Mi sposto più a ovest sperando di cogliere qualche raggio che filtra tra le dense nubi, qualcuna più minacciosa che si rivelerà innocua, il vento soffia con decisione e senza interruzione. Una alla volta, si attenuano le note dorate e prendono vita i suoni blu, è un tempo breve, mi affretto a cogliere il movimento delle nuvole impostando tempi più lenti possibile.

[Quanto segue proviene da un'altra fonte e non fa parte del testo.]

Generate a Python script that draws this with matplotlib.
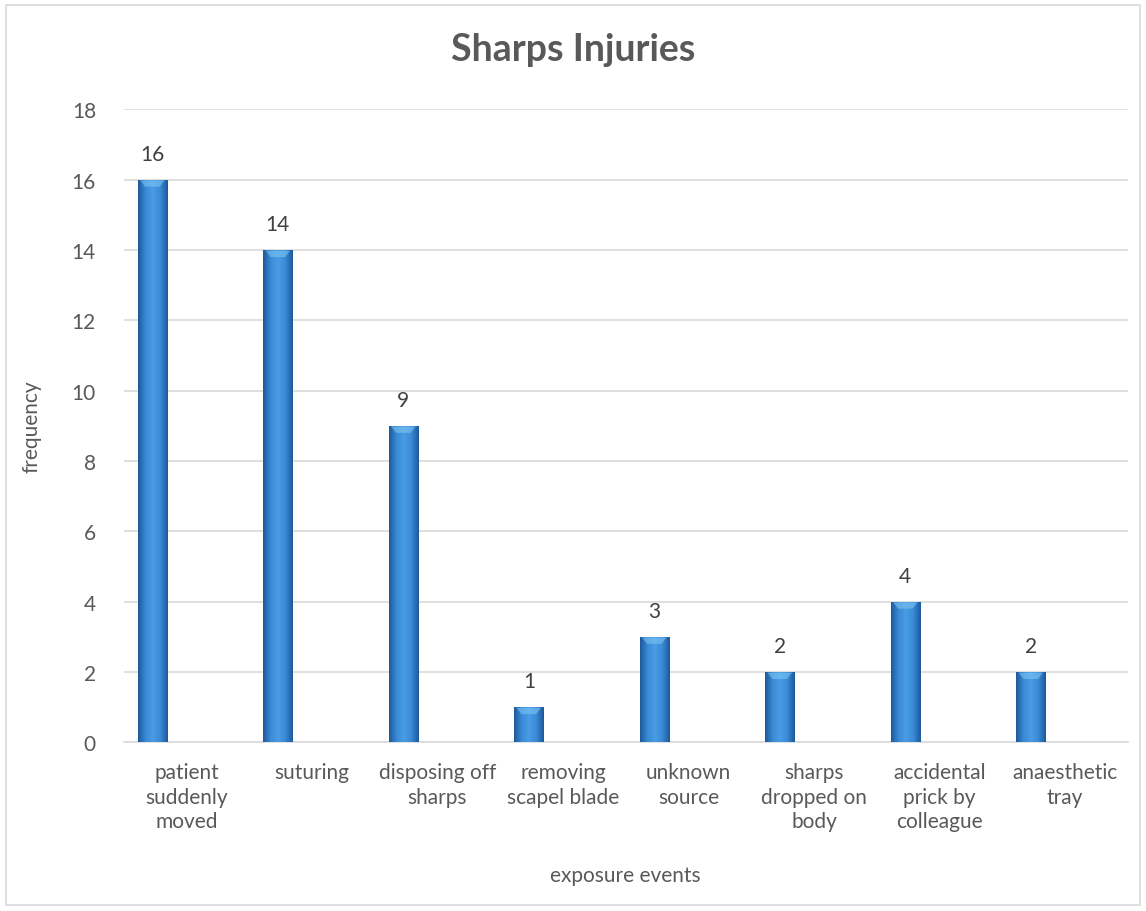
import numpy as np
import matplotlib.pyplot as plt
from matplotlib.colors import LinearSegmentedColormap

categories = ['patient\nsuddenly\nmoved', 'suturing', 'disposing off\nsharps',
              'removing\nscapel blade', 'unknown\nsource', 'sharps\ndropped on\nbody',
              'accidental\nprick by\ncolleague', 'anaesthetic\ntray']
frequency = [16, 14, 9, 1, 3, 2, 4, 2]

txt = '#595959'
plt.rcParams['font.family'] = ['Lato', 'DejaVu Sans']

fig = plt.figure(figsize=(11.46, 9.12), dpi=100)
ax = fig.add_axes([0.108, 0.185, 0.876, 0.694])

x = np.arange(len(categories))
bars = ax.bar(x - 0.272, frequency, width=0.232, color='#3a8ad6', zorder=2)

# cylinder-like horizontal gradient on each bar
cmap = LinearSegmentedColormap.from_list('cyl', ['#1d5a9a', '#3a8ad6', '#4a9ce6', '#3a8ad6', '#1d5a9a'])
grad = np.linspace(0, 1, 64).reshape(1, -1)
for b in bars:
    x0, w, h = b.get_x(), b.get_width(), b.get_height()
    im = ax.imshow(grad, cmap=cmap, aspect='auto', extent=(x0, x0 + w, 0, h), zorder=3)
    im.set_clip_path(b)
    # light bevel at the top
    ax.fill([x0 + w * 0.08, x0 + w * 0.92, x0 + w * 0.75, x0 + w * 0.25],
            [h - 0.02, h - 0.02, h - 0.2, h - 0.2],
            color='#7cc4f2', alpha=0.6, zorder=4, linewidth=0)
    ax.text(x0 + w / 2, h + 0.45, str(int(h)), ha='center', va='bottom',
            fontsize=15, color='#404040')

ax.set_xlim(-0.5, len(categories) - 0.5)
ax.set_ylim(0, 18)
ax.set_yticks(range(0, 19, 2))
ax.set_xticks(x)
ax.set_xticklabels(categories, fontsize=15, color=txt, linespacing=1.3)
ax.tick_params(axis='y', labelsize=15, labelcolor=txt, length=0, pad=20)
ax.tick_params(axis='x', length=0, pad=14)
ax.grid(axis='y', color='#d9d9d9', linewidth=1.2, zorder=0)
ax.set_axisbelow(True)
for s in ['top', 'right', 'left']:
    ax.spines[s].set_visible(False)
ax.spines['bottom'].set_color('#d9d9d9')
ax.spines['bottom'].set_linewidth(1.2)

ax.set_ylabel('frequency', fontsize=15, color=txt, labelpad=22)
ax.set_xlabel('exposure events', fontsize=15, color=txt, labelpad=24)
fig.text(0.5, 0.945, 'Sharps Injuries', ha='center', va='center',
         fontsize=27, fontweight='bold', color=txt)

fig.patches.append(plt.Rectangle((0.005, 0.007), 0.99, 0.986, transform=fig.transFigure,
                                 fill=False, edgecolor='#d9d9d9', linewidth=1.2))

fig.savefig('out.png', dpi=100)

Il tramonto è compiuto, è ora di montare la tenda e prepararci alla notte all’ aperto separati dalla natura dal leggero strato di tela che si rivelerà molto efficace contro il vento. La temperatura scende velocemente, si attesterà qualche ora più tardi sul -1. Una cena calda e gustosa, anche se spartana, è quello che ci vuole per concludere la giornata.
Passare una notte in tenda a 2.324 m. è un’esperienza a tutto tondo ma che non deve essere assolutamente sottovalutata. Oltre alla conoscenza dell'ambiente, un occhio di riguardo va riservato all’ attrezzatura: - la tenda deve essere robusta per riparare adeguatamente dal forte vento, presenza molto probabile a queste quote,
- il sacco a pelo deve essere caldo, ossia avere una temperatura comfort adeguata all'uso, meglio se a mummia con cappuccio per evitare dispersione di calore,
- un materassino autogonfiante, possibilmente molto leggero e dalle ridotte dimensioni che, oltre al comfort, garantisce anche un buon isolamento dal terreno,
- lampada frontale utilissima perché consente di muoversi senza impedimenti, avendo le mani libere,
- cibo e bevande calde in thermos


La pausa notturna è davvero breve nella notte del solstizio estivo, nonostante il cielo nuvoloso, alle 11 di sera c’è ANCORA luce e alle 4 c’è GIA' luce! L’emozione di dormire in quota, il vento incessante per tutta la notte che fischia tra le fronde dei tre piccoli alberi dietro la tenda, custodi del nostro rifugio, non mi permettono un sonno continuo. D'altronde, mi piace ascoltare il vento e aspettare di scorgere il primo lieve bagliore sulla nostra cupola arancione.
Esco dal guscio notturno in anticipo rispetto all’ orario previsto per il crepuscolo, per capire quale situazione mi aspetta e realizzo immediatamente che sarà un’alba a modo suo: non proprio l’alba che mi aspettavo, le nuvole si concentrano esattamente nel punto dove sta sorgendo il sole dietro il Paterno e lo schermano gelosamente quasi a volerlo custodire ancora un po’, mentre io aspetto che dia spettacolo di sé come solo lui sa fare da milioni di anni. Più il sole sale e più le nubi si addensano seguendone il movimento, fino a quando alcuni debolissimi raggi forano lo strato grigio, giusto due secondi, il tempo di uno scatto. In realtà lo spettacolo migliore si sta svolgendo alle mie spalle, il Cristallo si veste a festa con un cappello vivace, nei toni del rosa e dell’arancio, tutto in delicate tonalità pastello.

E’ un’alba gentile, non in grande stile e nemmeno violenta. Anche un’alba può essere un po’ sottotono, con lenti cambi d’abito, un po’ grigi, un po’ rosa, ma gentili, … un’ alba a modo suo.
E' tempo di levare la tenda, senza lasciare alcuna traccia del nostro passaggio.